Jesus Romero’s role in the rape and slaying of Olga Lydia Perales are set out in the opinion of the Court of Criminal Appeals:

[Romero], along with Jose Cardenas, Davis Losada and Rafael Leyva were indicted for the offense of capital murder of the victim, a fifteen-year-old junior high student in San Benito. Said offense was alleged to have occurred on December 23, 1984.
Codefendant Leyva, who was sixteen years of age at the time, went to his juvenile probation officer on January 8, 1985 and reported the instant offense. Texas Ranger Bruce Casteel, District Attorney Alvarado and an attorney for Ley-va, Horacio Berrera (who continued to represent Leyva) were summoned. Ley-va made a statement at that time about the offense in which he admitted his presence at the offense but denied any other involvement.

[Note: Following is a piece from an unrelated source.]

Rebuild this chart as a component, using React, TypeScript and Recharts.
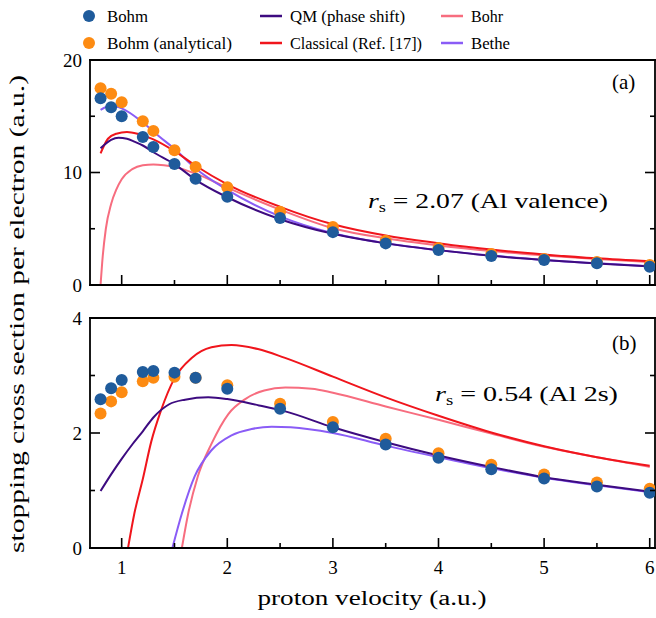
import React from "react";
import { ComposedChart, Line, Scatter, XAxis, YAxis } from "recharts";

const FONT = '"Liberation Serif", "DejaVu Serif", serif';

// simulated points (same velocities in both panels)
const velocities = [0.8, 0.9, 1.0, 1.2, 1.3, 1.5, 1.7, 2.0, 2.5, 3, 3.5, 4, 4.5, 5, 5.5, 6];
const bohmA = [16.6, 15.8, 15.0, 13.15, 12.27, 10.76, 9.45, 7.85, 5.96, 4.7, 3.7, 3.11, 2.58, 2.22, 1.93, 1.63];
const analyticalA = [17.5, 17.0, 16.25, 14.55, 13.7, 11.97, 10.5, 8.68, 6.52, 5.15, 3.94, 3.29, 2.76, 2.31, 2.04, 1.78];
const bohmB = [2.585, 2.78, 2.92, 3.06, 3.08, 3.05, 2.96, 2.77, 2.42, 2.1, 1.8, 1.57, 1.37, 1.21, 1.07, 0.96];
const analyticalB = [2.34, 2.55, 2.71, 2.9, 2.96, 2.98, 2.96, 2.83, 2.51, 2.19, 1.9, 1.65, 1.45, 1.28, 1.14, 1.03];

// panel (a) curves
const qmAx = [0.8, 0.9, 0.97, 1.05, 1.12, 1.2, 1.3, 1.5, 1.7, 2.0, 2.5, 3.0, 3.5, 4.0, 4.5, 5.0, 5.5, 6.0];
const qmAy = [12.15, 12.9, 13.08, 13.0, 12.75, 12.4, 11.8, 10.75, 9.35, 7.8, 5.85, 4.55, 3.7, 3.1, 2.6, 2.22, 1.92, 1.66];
const classicalAx = [0.8, 0.87, 0.95, 1.05, 1.15, 1.3, 1.5, 1.7, 2.0, 2.5, 3.0, 3.5, 4.0, 4.5, 5.0, 5.5, 6.0];
const classicalAy = [11.7, 13.0, 13.45, 13.6, 13.45, 12.95, 11.9, 10.6, 8.95, 6.95, 5.4, 4.4, 3.72, 3.15, 2.72, 2.37, 2.12];
const bohrAx = [0.8, 0.82, 0.85, 0.9, 0.95, 1.0, 1.1, 1.2, 1.3, 1.4, 1.5, 1.7, 2.0, 2.5, 3.0, 3.5, 4.0, 4.5, 5.0, 5.5, 6.0];
const bohrAy = [0, 2.5, 5.0, 7.2, 8.5, 9.4, 10.3, 10.65, 10.72, 10.65, 10.5, 9.9, 8.65, 6.7, 5.05, 4.15, 3.52, 3.02, 2.63, 2.3, 2.05];
const betheAx = [0.8, 0.9, 1.0, 1.2, 1.35, 1.5, 1.7, 2.0, 2.5, 3.0, 3.5, 4.0, 4.5, 5.0, 5.5, 6.0];
const betheAy = [15.56, 15.95, 15.7, 14.45, 13.25, 12.1, 10.35, 8.45, 6.1, 4.6, 3.72, 3.1, 2.62, 2.23, 1.93, 1.67];

// panel (b) curves
const qmBx = [0.8, 0.9, 1.0, 1.1, 1.2, 1.3, 1.45, 1.6, 1.82, 2.0, 2.3, 2.54, 3.0, 3.5, 4.0, 4.5, 5.0, 5.5, 6.0];
const qmBy = [0.99, 1.28, 1.55, 1.8, 2.03, 2.27, 2.5, 2.58, 2.62, 2.59, 2.48, 2.38, 2.1, 1.84, 1.61, 1.41, 1.23, 1.1, 0.98];
const classicalBx = [1.06, 1.12, 1.2, 1.28, 1.37, 1.5, 1.66, 1.85, 2.04, 2.29, 2.54, 3.0, 3.5, 4.0, 4.5, 5.0, 5.5, 6.0];
const classicalBy = [0, 0.6, 1.2, 1.85, 2.38, 2.95, 3.3, 3.49, 3.53, 3.46, 3.31, 2.98, 2.62, 2.3, 2.01, 1.77, 1.58, 1.43];
const bohrBx = [1.57, 1.63, 1.72, 1.85, 2.01, 2.17, 2.35, 2.55, 2.8, 3.0, 3.5, 4.0, 4.5, 5.0, 5.5, 6.0];
const bohrBy = [0, 0.6, 1.24, 1.81, 2.33, 2.59, 2.74, 2.79, 2.77, 2.7, 2.46, 2.23, 1.99, 1.76, 1.58, 1.41];
const betheBx = [1.48, 1.57, 1.69, 1.85, 2.04, 2.23, 2.42, 2.6, 3.0, 3.5, 4.0, 4.5, 5.0, 5.5, 6.0];
const betheBy = [0, 0.6, 1.24, 1.7, 1.96, 2.07, 2.11, 2.1, 2.0, 1.78, 1.58, 1.39, 1.22, 1.09, 0.97];

const xTicks = [1, 1.5, 2, 2.5, 3, 3.5, 4, 4.5, 5, 5.5, 6];
const yTicksA = [0, 5, 10, 15, 20];
const yTicksB = [0, 1, 2, 3, 4];

const C = {
  bohm: "#1f5b9b",
  analytical: "#fd8b12",
  qm: "#3d0b80",
  classical: "#f0151c",
  bohr: "#f76d7f",
  bethe: "#8a5cf6",
};

const pts = (xs: number[], ys: number[]) => xs.map((x, i) => ({ x, y: ys[i] }));

const axisLine = { stroke: "#000", strokeWidth: 1.8, strokeLinecap: "square" as const };

const Dot = (color: string) => (p: any) => <circle cx={p.cx} cy={p.cy} r={6} fill={color} />;

const BottomTick = (p: any, labels: boolean) => {
  const major = p.payload.value % 1 === 0;
  return (
    <g>
      <line x1={p.x} x2={p.x} y1={p.y} y2={p.y - (major ? 10 : 5)} stroke="#000" strokeWidth={1.6} />
      {labels && major && (
        <text x={p.x} y={p.y + 26} textAnchor="middle" fontFamily={FONT} fontSize={19} fill="#000">
          {p.payload.value}
        </text>
      )}
    </g>
  );
};
const TopTick = (p: any) => {
  const major = p.payload.value % 1 === 0;
  return <line x1={p.x} x2={p.x} y1={p.y} y2={p.y + (major ? 10 : 5)} stroke="#000" strokeWidth={1.6} />;
};
const LeftTick = (p: any, step: number) => {
  const major = p.payload.value % step === 0;
  return (
    <g>
      <line x1={p.x} x2={p.x + (major ? 10 : 5)} y1={p.y} y2={p.y} stroke="#000" strokeWidth={1.6} />
      {major && (
        <text x={p.x - 8} y={p.y} dy="0.35em" textAnchor="end" fontFamily={FONT} fontSize={19} fill="#000">
          {p.payload.value}
        </text>
      )}
    </g>
  );
};
const RightTick = (p: any, step: number) => {
  const major = p.payload.value % step === 0;
  return <line x1={p.x} x2={p.x - (major ? 10 : 5)} y1={p.y} y2={p.y} stroke="#000" strokeWidth={1.6} />;
};

const Panel = (props: {
  height: number;
  margin: any;
  yMax: number;
  yTicks: number[];
  step: number;
  labels: boolean;
  bottomHeight: number;
  bohm: number[];
  analytical: number[];
  curves: { key: string; xs: number[]; ys: number[]; color: string }[];
}) => (
  <ComposedChart width={656} height={props.height} margin={props.margin}>
    <XAxis
      xAxisId="b"
      dataKey="x"
      type="number"
      domain={[0.7, 6.05]}
      allowDataOverflow
      ticks={xTicks}
      interval={0}
      tickSize={0}
      tickMargin={0}
      height={props.bottomHeight}
      axisLine={axisLine}
      tickLine={false}
      tick={(p: any) => BottomTick(p, props.labels)}
    />
    <XAxis
      xAxisId="t"
      orientation="top"
      type="number"
      domain={[0.7, 6.05]}
      allowDataOverflow
      ticks={xTicks}
      interval={0}
      tickSize={0}
      tickMargin={0}
      height={10}
      axisLine={axisLine}
      tickLine={false}
      tick={TopTick}
    />
    <YAxis
      yAxisId="l"
      type="number"
      domain={[0, props.yMax]}
      allowDataOverflow
      ticks={props.yTicks}
      interval={0}
      tickSize={0}
      tickMargin={0}
      width={40}
      axisLine={axisLine}
      tickLine={false}
      tick={(p: any) => LeftTick(p, props.step)}
    />
    <YAxis
      yAxisId="r"
      orientation="right"
      type="number"
      domain={[0, props.yMax]}
      allowDataOverflow
      ticks={props.yTicks}
      interval={0}
      tickSize={0}
      tickMargin={0}
      width={1}
      axisLine={axisLine}
      tickLine={false}
      tick={(p: any) => RightTick(p, props.step)}
    />
    {props.curves.map((c) => (
      <Line
        key={c.key}
        xAxisId="b"
        yAxisId="l"
        data={pts(c.xs, c.ys)}
        dataKey="y"
        type="monotone"
        stroke={c.color}
        strokeWidth={2}
        dot={false}
        activeDot={false}
        isAnimationActive={false}
      />
    ))}
    <Scatter
      xAxisId="b"
      yAxisId="l"
      data={pts(velocities, props.analytical)}
      dataKey="y"
      shape={Dot(C.analytical)}
      isAnimationActive={false}
    />
    <Scatter
      xAxisId="b"
      yAxisId="l"
      data={pts(velocities, props.bohm)}
      dataKey="y"
      shape={Dot(C.bohm)}
      isAnimationActive={false}
    />
  </ComposedChart>
);

const legendItems = [
  { label: "Bohm", color: C.bohm, dot: true, x: 89, y: 16, w: 41 },
  { label: "Bohm (analytical)", color: C.analytical, dot: true, x: 89, y: 43, w: 125 },
  { label: "QM (phase shift)", color: C.qm, dot: false, x: 260, y: 16, w: 115 },
  { label: "Classical (Ref. [17])", color: C.classical, dot: false, x: 260, y: 43, w: 132 },
  { label: "Bohr", color: C.bohr, dot: false, x: 441, y: 16, w: 32 },
  { label: "Bethe", color: C.bethe, dot: false, x: 441, y: 43, w: 39 },
];

export default function App() {
  return (
    <div style={{ position: "absolute", left: 0, top: 0, width: 656, height: 618, background: "#fff" }}>
      <div style={{ position: "absolute", left: 0, top: 0 }}>
        <Panel
          height={300}
          margin={{ top: 50, right: 0, bottom: 0, left: 50 }}
          yMax={20}
          yTicks={yTicksA}
          step={10}
          labels={false}
          bottomHeight={15}
          bohm={bohmA}
          analytical={analyticalA}
          curves={[
            { key: "bohr", xs: bohrAx, ys: bohrAy, color: C.bohr },
            { key: "bethe", xs: betheAx, ys: betheAy, color: C.bethe },
            { key: "classical", xs: classicalAx, ys: classicalAy, color: C.classical },
            { key: "qm", xs: qmAx, ys: qmAy, color: C.qm },
          ]}
        />
      </div>
      <div style={{ position: "absolute", left: 0, top: 300 }}>
        <Panel
          height={318}
          margin={{ top: 8, right: 0, bottom: 30, left: 50 }}
          yMax={4}
          yTicks={yTicksB}
          step={2}
          labels={true}
          bottomHeight={40}
          bohm={bohmB}
          analytical={analyticalB}
          curves={[
            { key: "bohr", xs: bohrBx, ys: bohrBy, color: C.bohr },
            { key: "bethe", xs: betheBx, ys: betheBy, color: C.bethe },
            { key: "classical", xs: classicalBx, ys: classicalBy, color: C.classical },
            { key: "qm", xs: qmBx, ys: qmBy, color: C.qm },
          ]}
        />
      </div>
      <svg
        width={656}
        height={618}
        style={{ position: "absolute", left: 0, top: 0, pointerEvents: "none" }}
        fontFamily={FONT}
        fill="#000"
      >
        {legendItems.map((it) => (
          <g key={it.label}>
            {it.dot ? (
              <circle cx={it.x} cy={it.y} r={6} fill={it.color} />
            ) : (
              <line x1={it.x} x2={it.x + 22} y1={it.y} y2={it.y} stroke={it.color} strokeWidth={2.5} />
            )}
            <text
              x={it.dot ? 107 : it.x + 30}
              y={it.y}
              dy="0.33em"
              fontSize={17}
              textLength={it.w}
              lengthAdjust="spacingAndGlyphs"
            >
              {it.label}
            </text>
          </g>
        ))}
        <text x={612} y={89} fontSize={21}>(a)</text>
        <text x={612} y={350} fontSize={21}>(b)</text>
        <text x={368} y={208} fontSize={21} textLength={240} lengthAdjust="spacingAndGlyphs">
          <tspan fontStyle="italic">r</tspan>
          <tspan fontSize={14} dy={4}>s</tspan>
          <tspan dy={-4}> = 2.07 (Al valence)</tspan>
        </text>
        <text x={435} y={401} fontSize={21} textLength={183} lengthAdjust="spacingAndGlyphs">
          <tspan fontStyle="italic">r</tspan>
          <tspan fontSize={14} dy={4}>s</tspan>
          <tspan dy={-4}> = 0.54 (Al 2s)</tspan>
        </text>
        <text
          transform="translate(24,314) rotate(-90)"
          textAnchor="middle"
          fontSize={20}
          textLength={478}
          lengthAdjust="spacingAndGlyphs"
        >
          stopping cross section per electron (a.u.)
        </text>
        <text x={372} y={605} textAnchor="middle" fontSize={20} textLength={229} lengthAdjust="spacingAndGlyphs">
          proton velocity (a.u.)
        </text>
      </svg>
    </div>
  );
}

At trial Leyva testified on behalf of the State. The testimony of Leyva at trial reflected the following. A party, which was attended by the deceased, was held at Ray Amaya’s house in San Benito on the night in question. Cardenas, Lo-sada and [Romero] approached Leyva in downtown San Benito in Cardenas’ car and invited him to go to a party with them. Prior to arrival at Amaya’s house they went “cruising” for about an hour during which time all of them were drinking beer and smoking marijuana. Upon arrival at Amaya’s house it was discovered that the party had broken up and only Amaya and the deceased were present. The deceased came out and “started going to the car slowly ... all of a sudden Jesse [Romero] pushed the girl [the deceased] inside the car.” Cardenas was in the driver’s seat and [Romero] pushed the deceased into the passenger side of the front seat. “Jesse [Romero] was holding the girl’s head down.... He was holding it with the right hand on her head pushing to her knees ... he was telling her just to keep quiet.” The testimony of Leyva reflects that they drove to a place beside the lake called La Piedra. During that time [Romero] was holding the deceased’s head down and telling her to be quiet. The deceased was asking to “leave her alone” and “take her home.” Davis Lo-sada first had sex with the deceased. Davis put “a knife to her neck ... and she got on ‘four’ giving Davis a blow job ... the girl was saying to take her home and just to leave her alone and Davis was telling her to shut up and if she didn’t shut up something was going to *874 happen to her, and the girl was kind of like weeping ...”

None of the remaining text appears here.